The reason there's nobody else commenting here, William Wray, is because too many people have their eyes closed. Not everybody. The Big Wheel is turning on me, and there's nothing "perverse" about that.
MarK said elsewhere in one of his comments that great art is not necessarily measured by its popularity, and I've come to agree with that. It took awhile for me to wake up and see it, but now I do.
Posted by: Cate | November 19, 2009 at 09:55 AM
As for the art reflecting the history in which it lived, "The Big Wheel" most definitely represents these times of Change. It reflects the political, economic, and societal changes we're facing now, in particular.

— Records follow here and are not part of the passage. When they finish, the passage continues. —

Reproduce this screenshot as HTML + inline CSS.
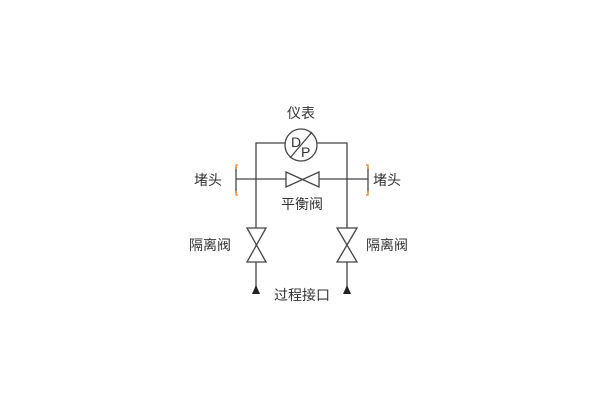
<!DOCTYPE html>
<html><head><meta charset="utf-8"><style>
html,body{margin:0;padding:0;background:#fff;}
svg{display:block}
text{font-family:"Liberation Sans","Noto Sans CJK SC",sans-serif;font-size:14px;fill:#333;}
</style></head><body>
<svg width="600" height="400" viewBox="0 0 600 400" xmlns="http://www.w3.org/2000/svg">
<g stroke="#444" stroke-width="1.3" fill="none">
<path d="M256 290 V143 H285 M317 143 H347 V290"/>
<circle cx="301" cy="145" r="16" fill="#fff"/>
<line x1="290" y1="158" x2="312" y2="132"/>
<line x1="236" y1="179" x2="286" y2="179"/>
<line x1="319" y1="179" x2="368" y2="179"/>
<path d="M286 172 L319 187 L319 172 L286 187 Z" fill="#fff"/>
<path d="M247 228 L266 228 L247 262 L266 262 Z" fill="#fff"/>
<path d="M337 228 L357 228 L337 262 L357 262 Z" fill="#fff"/>
<line x1="236" y1="167" x2="236" y2="193"/>
<line x1="368" y1="167" x2="368" y2="193"/>
</g>
<g stroke="#e08a2a" stroke-width="1.3" fill="none">
<path d="M238 165 H236 V169 M236 191 V195 H238"/>
<path d="M366 165 H368 V169 M368 191 V195 H366"/>
</g>
<polygon points="256,285 252,294 260,294" fill="#222"/>
<polygon points="347,285 343,294 351,294" fill="#222"/>
<text x="291" y="147" style="font-size:14px">D</text>
<text x="301" y="157" style="font-size:14px">P</text>
<text x="301" y="118" text-anchor="middle">仪表</text>
<text x="194" y="185">堵头</text>
<text x="373" y="185">堵头</text>
<text x="302" y="209" text-anchor="middle">平衡阀</text>
<text x="189" y="250">隔离阀</text>
<text x="366" y="250">隔离阀</text>
<text x="302" y="300" text-anchor="middle">过程接口</text>
</svg>
</body></html>
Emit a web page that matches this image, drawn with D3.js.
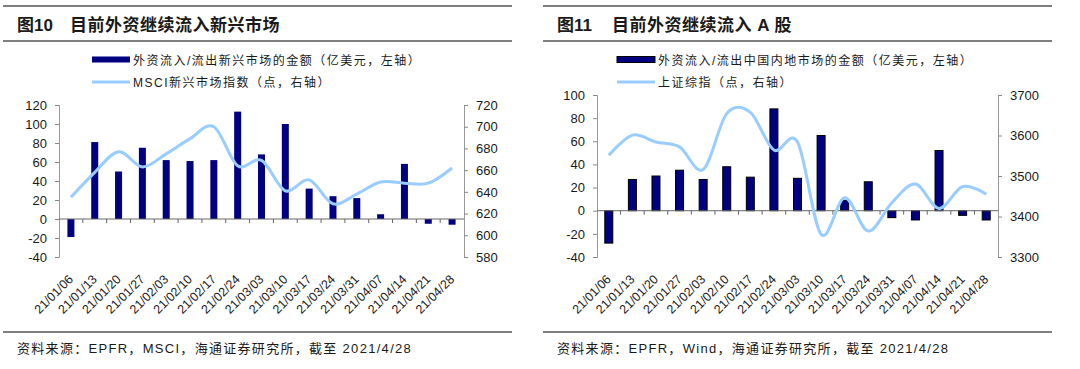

One might argue that it reflects all change in the world since the invention of the gasoline-powered engine. Think of the endless cycle of motor engines that drive most of the world today.
Loudly revving those engines is not necessary. All that noise drowns out the music of nature. It alarms little old ladies and small children, and just annoys people like me. Gently open up the throttle to get The Big Wheel moving in an amazingly powerful way.
Sticks and stones may break bones, but flamethrowers will never burn the Art. To borrow some words from Donald Frazell, that's just flame retarded.
Posted by: Cate | November 19, 2009 at 10:46 AM
Museums are supposed to be for the people are they not? If the people don't come, something is wrong. Every form of art and education has a structure that builds a foundation for the true artist to legitimately experiment with the form except contemporary art. That's why the first 30 years of modern art in interesting, the first generation modern artist then could draw and chose to distort.
Contemporary art has contempt for hard work, deep understanding of things meaningful like honest emotion. This exhibition is mostly based on thin ideas that have long since lost there shock value. One hundred years later Van Gogh still wows and attracts millions.
This place will close again next year unless propped up open by the wall street poker players who want to protect their investments.